Dataset records
Begin
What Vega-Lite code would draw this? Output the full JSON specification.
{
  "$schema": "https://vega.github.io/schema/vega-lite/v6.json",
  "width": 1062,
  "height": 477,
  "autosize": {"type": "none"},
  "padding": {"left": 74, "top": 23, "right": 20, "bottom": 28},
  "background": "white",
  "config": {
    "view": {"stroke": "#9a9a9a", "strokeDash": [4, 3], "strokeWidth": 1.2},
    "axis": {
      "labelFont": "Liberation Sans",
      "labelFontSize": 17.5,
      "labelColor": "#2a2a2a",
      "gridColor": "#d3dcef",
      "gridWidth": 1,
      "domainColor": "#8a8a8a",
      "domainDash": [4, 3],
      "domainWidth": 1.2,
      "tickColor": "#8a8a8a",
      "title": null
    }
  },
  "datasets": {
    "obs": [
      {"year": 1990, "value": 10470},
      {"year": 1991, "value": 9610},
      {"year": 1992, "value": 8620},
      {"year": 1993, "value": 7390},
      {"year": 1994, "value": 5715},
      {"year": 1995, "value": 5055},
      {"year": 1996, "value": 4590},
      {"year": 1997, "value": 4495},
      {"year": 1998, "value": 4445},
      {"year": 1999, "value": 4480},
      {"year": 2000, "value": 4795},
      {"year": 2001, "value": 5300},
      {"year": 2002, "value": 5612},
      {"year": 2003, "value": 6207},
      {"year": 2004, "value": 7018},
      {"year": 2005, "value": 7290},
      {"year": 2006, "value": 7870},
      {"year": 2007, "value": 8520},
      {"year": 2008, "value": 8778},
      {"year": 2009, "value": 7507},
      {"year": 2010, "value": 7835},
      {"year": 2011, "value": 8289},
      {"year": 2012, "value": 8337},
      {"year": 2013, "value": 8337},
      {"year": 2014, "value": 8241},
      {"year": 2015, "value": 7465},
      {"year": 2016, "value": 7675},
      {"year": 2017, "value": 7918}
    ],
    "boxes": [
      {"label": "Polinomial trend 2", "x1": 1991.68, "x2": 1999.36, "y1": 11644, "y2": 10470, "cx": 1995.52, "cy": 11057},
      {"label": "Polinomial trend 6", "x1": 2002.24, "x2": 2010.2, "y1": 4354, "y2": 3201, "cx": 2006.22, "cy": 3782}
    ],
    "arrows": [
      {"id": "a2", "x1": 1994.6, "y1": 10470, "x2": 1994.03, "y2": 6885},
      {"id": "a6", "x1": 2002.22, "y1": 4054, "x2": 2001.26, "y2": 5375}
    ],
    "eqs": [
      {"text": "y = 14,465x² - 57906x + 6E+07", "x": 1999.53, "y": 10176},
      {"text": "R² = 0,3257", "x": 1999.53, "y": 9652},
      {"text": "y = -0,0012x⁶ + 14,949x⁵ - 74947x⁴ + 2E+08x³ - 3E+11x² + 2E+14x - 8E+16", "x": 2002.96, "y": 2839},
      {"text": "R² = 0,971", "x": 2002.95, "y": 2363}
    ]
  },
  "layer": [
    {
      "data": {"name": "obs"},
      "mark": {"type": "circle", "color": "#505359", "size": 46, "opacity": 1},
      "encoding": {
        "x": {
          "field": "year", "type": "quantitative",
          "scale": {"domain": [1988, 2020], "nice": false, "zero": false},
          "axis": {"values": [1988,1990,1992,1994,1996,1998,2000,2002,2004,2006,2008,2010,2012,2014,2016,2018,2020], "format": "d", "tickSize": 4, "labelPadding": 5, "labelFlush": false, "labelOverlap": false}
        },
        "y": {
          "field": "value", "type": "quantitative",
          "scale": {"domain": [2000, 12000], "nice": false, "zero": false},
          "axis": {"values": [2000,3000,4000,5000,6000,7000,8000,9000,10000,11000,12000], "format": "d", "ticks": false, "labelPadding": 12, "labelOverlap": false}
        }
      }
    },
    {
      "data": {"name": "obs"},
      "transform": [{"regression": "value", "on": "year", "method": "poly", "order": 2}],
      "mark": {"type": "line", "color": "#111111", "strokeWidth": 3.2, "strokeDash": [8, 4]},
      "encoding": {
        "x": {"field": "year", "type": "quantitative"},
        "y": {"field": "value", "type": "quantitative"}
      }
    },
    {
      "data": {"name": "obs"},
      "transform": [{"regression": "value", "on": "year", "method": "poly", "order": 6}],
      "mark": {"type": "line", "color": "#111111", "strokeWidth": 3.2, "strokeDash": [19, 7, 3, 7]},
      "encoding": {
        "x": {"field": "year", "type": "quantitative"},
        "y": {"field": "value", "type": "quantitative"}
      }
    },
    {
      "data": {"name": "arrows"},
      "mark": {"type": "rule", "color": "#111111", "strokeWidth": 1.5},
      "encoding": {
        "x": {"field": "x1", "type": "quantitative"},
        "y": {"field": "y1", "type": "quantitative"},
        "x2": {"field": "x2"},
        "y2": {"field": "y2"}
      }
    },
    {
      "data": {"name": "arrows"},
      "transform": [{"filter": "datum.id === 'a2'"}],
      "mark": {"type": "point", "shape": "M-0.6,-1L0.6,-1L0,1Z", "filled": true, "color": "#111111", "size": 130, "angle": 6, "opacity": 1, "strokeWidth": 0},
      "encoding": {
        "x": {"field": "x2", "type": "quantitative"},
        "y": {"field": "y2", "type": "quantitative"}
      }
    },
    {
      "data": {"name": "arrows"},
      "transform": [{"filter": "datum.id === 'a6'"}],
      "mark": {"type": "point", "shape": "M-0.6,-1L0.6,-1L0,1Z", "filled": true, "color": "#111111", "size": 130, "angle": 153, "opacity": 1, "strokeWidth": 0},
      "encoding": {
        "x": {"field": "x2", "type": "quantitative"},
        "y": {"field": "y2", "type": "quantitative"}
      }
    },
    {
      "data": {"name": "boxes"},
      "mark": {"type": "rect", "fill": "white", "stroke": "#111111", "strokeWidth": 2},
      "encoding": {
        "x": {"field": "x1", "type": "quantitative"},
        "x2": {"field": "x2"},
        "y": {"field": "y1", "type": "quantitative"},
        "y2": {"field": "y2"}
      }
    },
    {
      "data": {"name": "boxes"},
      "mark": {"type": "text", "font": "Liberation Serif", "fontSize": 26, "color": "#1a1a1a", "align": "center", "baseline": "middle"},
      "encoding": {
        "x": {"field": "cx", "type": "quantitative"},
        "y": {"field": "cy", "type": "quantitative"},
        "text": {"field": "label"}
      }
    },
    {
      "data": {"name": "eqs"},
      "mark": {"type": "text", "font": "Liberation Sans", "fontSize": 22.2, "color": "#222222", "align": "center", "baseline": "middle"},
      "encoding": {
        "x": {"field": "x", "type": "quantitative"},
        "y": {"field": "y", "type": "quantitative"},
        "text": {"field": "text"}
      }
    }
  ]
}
End
Begin
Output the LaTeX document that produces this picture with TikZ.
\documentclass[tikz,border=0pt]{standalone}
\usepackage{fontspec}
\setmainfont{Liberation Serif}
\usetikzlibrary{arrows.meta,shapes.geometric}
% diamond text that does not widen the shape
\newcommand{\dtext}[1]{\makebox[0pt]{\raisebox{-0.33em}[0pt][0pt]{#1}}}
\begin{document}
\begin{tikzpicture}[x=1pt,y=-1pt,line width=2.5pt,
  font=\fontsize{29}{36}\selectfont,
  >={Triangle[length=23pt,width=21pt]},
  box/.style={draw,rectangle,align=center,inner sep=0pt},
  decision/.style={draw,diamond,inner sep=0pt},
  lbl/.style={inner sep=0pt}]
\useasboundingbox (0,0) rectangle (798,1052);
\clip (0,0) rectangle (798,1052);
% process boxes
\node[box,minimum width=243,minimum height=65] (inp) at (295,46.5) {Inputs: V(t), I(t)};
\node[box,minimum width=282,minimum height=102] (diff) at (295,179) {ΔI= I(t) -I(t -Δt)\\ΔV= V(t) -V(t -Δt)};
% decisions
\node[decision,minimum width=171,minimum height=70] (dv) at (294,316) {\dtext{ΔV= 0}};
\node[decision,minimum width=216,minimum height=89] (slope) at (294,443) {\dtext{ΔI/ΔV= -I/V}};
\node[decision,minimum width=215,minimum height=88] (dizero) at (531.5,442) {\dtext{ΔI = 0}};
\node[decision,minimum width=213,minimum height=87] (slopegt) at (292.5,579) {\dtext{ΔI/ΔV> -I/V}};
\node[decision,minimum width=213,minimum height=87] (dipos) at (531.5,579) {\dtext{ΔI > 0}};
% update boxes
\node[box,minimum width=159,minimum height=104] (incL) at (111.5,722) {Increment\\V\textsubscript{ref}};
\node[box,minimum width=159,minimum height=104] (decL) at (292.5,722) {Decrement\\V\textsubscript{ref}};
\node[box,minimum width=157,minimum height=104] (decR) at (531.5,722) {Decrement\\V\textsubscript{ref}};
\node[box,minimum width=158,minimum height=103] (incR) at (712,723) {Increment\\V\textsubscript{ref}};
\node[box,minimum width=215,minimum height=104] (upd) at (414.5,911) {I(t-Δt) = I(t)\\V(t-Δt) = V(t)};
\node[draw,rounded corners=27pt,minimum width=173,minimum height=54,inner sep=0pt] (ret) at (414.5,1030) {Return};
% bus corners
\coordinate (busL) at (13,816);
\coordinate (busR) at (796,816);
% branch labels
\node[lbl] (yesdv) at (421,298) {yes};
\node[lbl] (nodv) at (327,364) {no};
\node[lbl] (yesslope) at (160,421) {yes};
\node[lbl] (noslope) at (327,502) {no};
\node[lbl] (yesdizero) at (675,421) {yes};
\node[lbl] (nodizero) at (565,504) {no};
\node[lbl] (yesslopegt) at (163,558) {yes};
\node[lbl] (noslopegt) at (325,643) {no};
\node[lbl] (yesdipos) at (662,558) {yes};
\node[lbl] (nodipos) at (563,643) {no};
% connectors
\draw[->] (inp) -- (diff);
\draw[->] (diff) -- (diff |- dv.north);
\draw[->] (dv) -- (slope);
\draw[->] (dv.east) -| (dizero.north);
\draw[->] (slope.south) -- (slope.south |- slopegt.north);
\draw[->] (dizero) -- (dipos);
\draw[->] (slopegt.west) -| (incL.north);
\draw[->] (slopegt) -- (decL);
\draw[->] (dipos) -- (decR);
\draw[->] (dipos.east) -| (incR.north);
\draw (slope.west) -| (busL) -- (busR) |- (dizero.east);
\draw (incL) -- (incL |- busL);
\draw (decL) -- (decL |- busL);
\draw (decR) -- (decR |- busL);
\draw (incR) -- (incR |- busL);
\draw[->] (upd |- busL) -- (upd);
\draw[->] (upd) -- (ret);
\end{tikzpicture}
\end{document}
End
Begin
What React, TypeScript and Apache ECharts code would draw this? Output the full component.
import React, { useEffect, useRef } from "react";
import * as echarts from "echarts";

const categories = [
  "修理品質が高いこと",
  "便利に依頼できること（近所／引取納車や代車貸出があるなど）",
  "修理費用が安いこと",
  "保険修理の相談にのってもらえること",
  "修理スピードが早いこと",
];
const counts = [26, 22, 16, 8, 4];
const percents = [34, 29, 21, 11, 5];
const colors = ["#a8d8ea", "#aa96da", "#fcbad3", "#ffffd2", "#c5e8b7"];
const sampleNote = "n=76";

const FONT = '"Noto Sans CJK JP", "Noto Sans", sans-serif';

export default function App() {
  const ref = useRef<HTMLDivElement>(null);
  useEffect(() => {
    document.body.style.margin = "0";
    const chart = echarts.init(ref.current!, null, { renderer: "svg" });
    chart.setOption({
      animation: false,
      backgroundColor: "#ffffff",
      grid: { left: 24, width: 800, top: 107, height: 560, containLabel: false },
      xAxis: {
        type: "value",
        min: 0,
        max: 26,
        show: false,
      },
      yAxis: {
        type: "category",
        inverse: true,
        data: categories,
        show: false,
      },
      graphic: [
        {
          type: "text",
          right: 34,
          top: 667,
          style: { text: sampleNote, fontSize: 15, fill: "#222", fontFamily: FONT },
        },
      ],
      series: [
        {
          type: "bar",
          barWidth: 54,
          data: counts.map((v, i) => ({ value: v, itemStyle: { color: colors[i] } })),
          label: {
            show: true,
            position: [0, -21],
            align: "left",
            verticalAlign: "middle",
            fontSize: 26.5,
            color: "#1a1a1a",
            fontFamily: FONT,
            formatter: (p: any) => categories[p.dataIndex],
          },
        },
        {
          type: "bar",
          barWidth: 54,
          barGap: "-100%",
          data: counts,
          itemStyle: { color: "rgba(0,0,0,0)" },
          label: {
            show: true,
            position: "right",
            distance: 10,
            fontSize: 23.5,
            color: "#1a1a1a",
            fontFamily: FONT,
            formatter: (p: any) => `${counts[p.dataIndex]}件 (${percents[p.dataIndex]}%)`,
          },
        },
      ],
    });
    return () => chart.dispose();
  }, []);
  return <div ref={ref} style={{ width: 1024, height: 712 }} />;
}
End
Task brief: Find the lines above that include the string "this" and copy them.

Solution to the problem:
What Vega-Lite code would draw this? Output the full JSON specification.
Output the LaTeX document that produces this picture with TikZ.
What React, TypeScript and Apache ECharts code would draw this? Output the full component.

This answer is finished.